I'm beginning to think that such a thing does not exist. Unless you just don't mind wasting food. I do. I mind throwing away an entire bowl of raisin bran with freshly poured milk because someone noticed there were miniwheats or cheerios. I mind the 1.5 inch margin of crust with nutella or pbj that had to be abandoned because it wasn't the middle of the sandwich and there was a ball somewhere. I also am vulnerable to half eaten bits of chocolate laying on the table, the first several gulps of root beer because the more I drink, the less they spill, and the cake left behind after the frosting got licked off.

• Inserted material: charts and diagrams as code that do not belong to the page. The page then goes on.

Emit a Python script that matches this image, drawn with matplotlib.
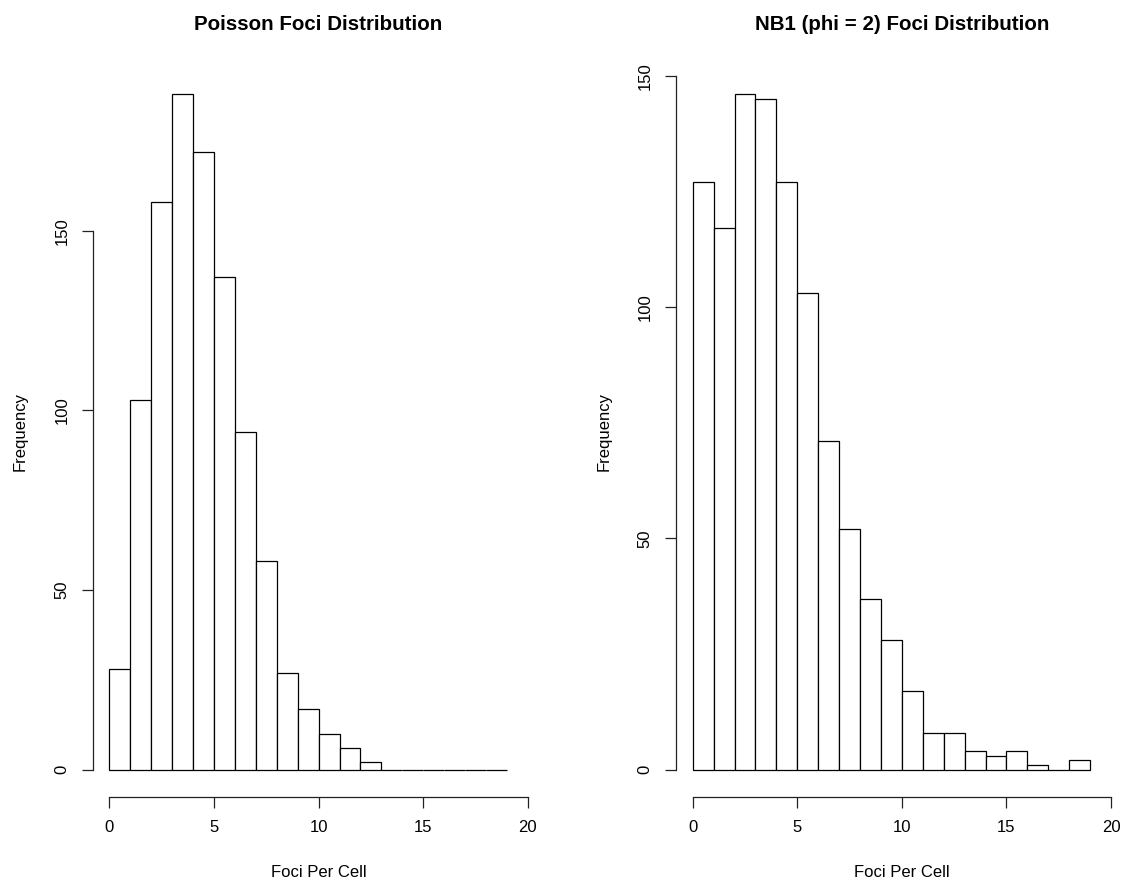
import matplotlib.pyplot as plt
import numpy as np

plt.rcParams['font.family'] = ['Liberation Sans', 'DejaVu Sans']

# foci per cell histograms, unit bins 0..19
bin_edges = list(range(0, 20))
poisson_counts = [28, 103, 158, 188, 172, 137, 94, 58, 27, 17, 10, 6, 2, 0, 0, 0, 0, 0, 0]
nb1_counts = [127, 117, 146, 145, 127, 103, 71, 52, 37, 28, 17, 8, 8, 4, 3, 4, 1, 0, 2]
titles = ["Poisson Foci Distribution", "NB1 (phi = 2) Foci Distribution"]
x_ticks = [0, 5, 10, 15, 20]
y_ticks = [0, 50, 100, 150]

W, H = 1128, 886
fig = plt.figure(figsize=(W / 100, H / 100), dpi=100)


def rHist(ax, counts, title):
    # base-R style histogram: open bars, detached axes, 4% padding
    lefts = np.array(bin_edges[:-1] + [bin_edges[-1]])[:len(counts)]
    ax.bar(lefts, counts, width=1, align='edge', facecolor='white',
           edgecolor='black', linewidth=0.9)
    xmin, xmax = x_ticks[0], x_ticks[-1]
    pad = 0.04 * (xmax - xmin)
    ax.set_xlim(xmin - pad, xmax + pad)
    ymax = max(counts)
    ax.set_ylim(-0.04 * ymax, 1.04 * ymax)

    ax.set_xticks(x_ticks)
    ax.set_yticks(y_ticks)
    for side in ['top', 'right']:
        ax.spines[side].set_visible(False)
    ax.spines['bottom'].set_bounds(x_ticks[0], x_ticks[-1])
    ax.spines['left'].set_bounds(y_ticks[0], y_ticks[-1])
    for side in ['bottom', 'left']:
        ax.spines[side].set_linewidth(0.9)
        ax.spines[side].set_color('#222222')
    ax.tick_params(axis='x', length=8, width=0.9, pad=9, labelsize=12, color='#222222')
    ax.tick_params(axis='y', length=7.7, width=0.9, pad=9, labelsize=12, color='#222222')
    for lab in ax.get_yticklabels():
        lab.set_rotation(90)
        lab.set_va('center')

    ax.set_title(title, fontsize=14.8, fontweight='bold', pad=27)
    ax.set_xlabel("Foci Per Cell", fontsize=12, labelpad=21.5)
    ax.set_ylabel("Frequency", fontsize=12, labelpad=19)


axL = fig.add_axes([92.7 / W, (H - 796.7) / H, 451.8 / W, 729.5 / H])
axR = fig.add_axes([676.0 / W, (H - 796.7) / H, 451.8 / W, 729.5 / H])
rHist(axL, poisson_counts, titles[0])
rHist(axR, nb1_counts, titles[1])

fig.savefig("out.png", dpi=100)
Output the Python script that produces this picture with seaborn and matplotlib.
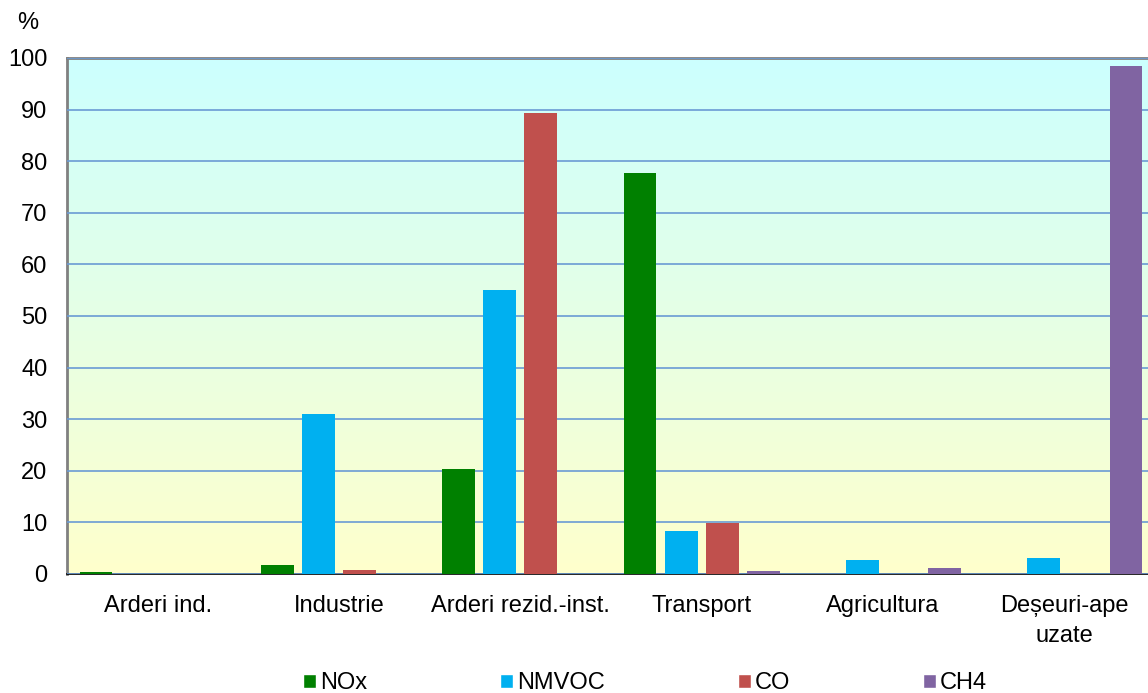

In addition to these temptations, there is also the issue of what they do when I try to do something healthy like walk on the treadmill. I'm on the treadmill, they need to go potty, but they don't "how". Or I'm on the treadmill, and they are pretending the back of the treadmill is a jungle gym. Or I'm on the treadmill and she's sitting on his head and he can't breathe.
These are all hypothetical situations, of course.
Then there are birthdays and holidays. From mid February to Mother's Day, we have either a birthday or holiday nearly every two weeks, just long enough to not set up a pattern of healthy eating long enough to be able to stick to it through a Challenging Event Involving Delicious Food, like Easter, Valentine's Day, a birthday or Mother's Day.
Tonight I went out with a friend for dinner and made a pretty healthy choice, drank water, was on track. I came home and loaded the dishwasher. There were 3.5 toasted raviolis on a plate. I'm not going to let those things just die. My husband worked long hours earning the money to pay for those suckers. My daughter labored for minutes to cook them. There are children starving in Africa for crying out loud. And, yeah, I could have put them in a baggy in the fridge. In fact I did put them in a baggy. Then I got them back out. And I ate them all!
I'm not really trying to excuse my weakness for my kids' food. I know better. Some days I have the will power to be the mom I want to be, to set a good example, to suck down the spinach smoothie at breakfast and go through the effort to make the completely comfortless salad for lunch. Other days, most days, I don't. Some days I reach all the way in and find a trace of the faithfulness of my Maker that He put in me, and I get on the stupid piece of crap treadmill and walk nowhere for 20 or 30 minutes. Some days I don't. Usually because I'm doing something fun like reading really entertaining literature called my kids papers on communism or taking a child to the amusement park we know as the pediatrician's office. Or maybe even because I got to go get the heck drilled out of another molar and have several (ugh) impressions made so they can give me a new expensive tooth to replace the other one I used to have before they drilled the heck out of it.
It just isn't the easiest thing to change. That's all. I'm not good at it sometimes. And right now is one of those times. Not giving up. Fessing up. That's all.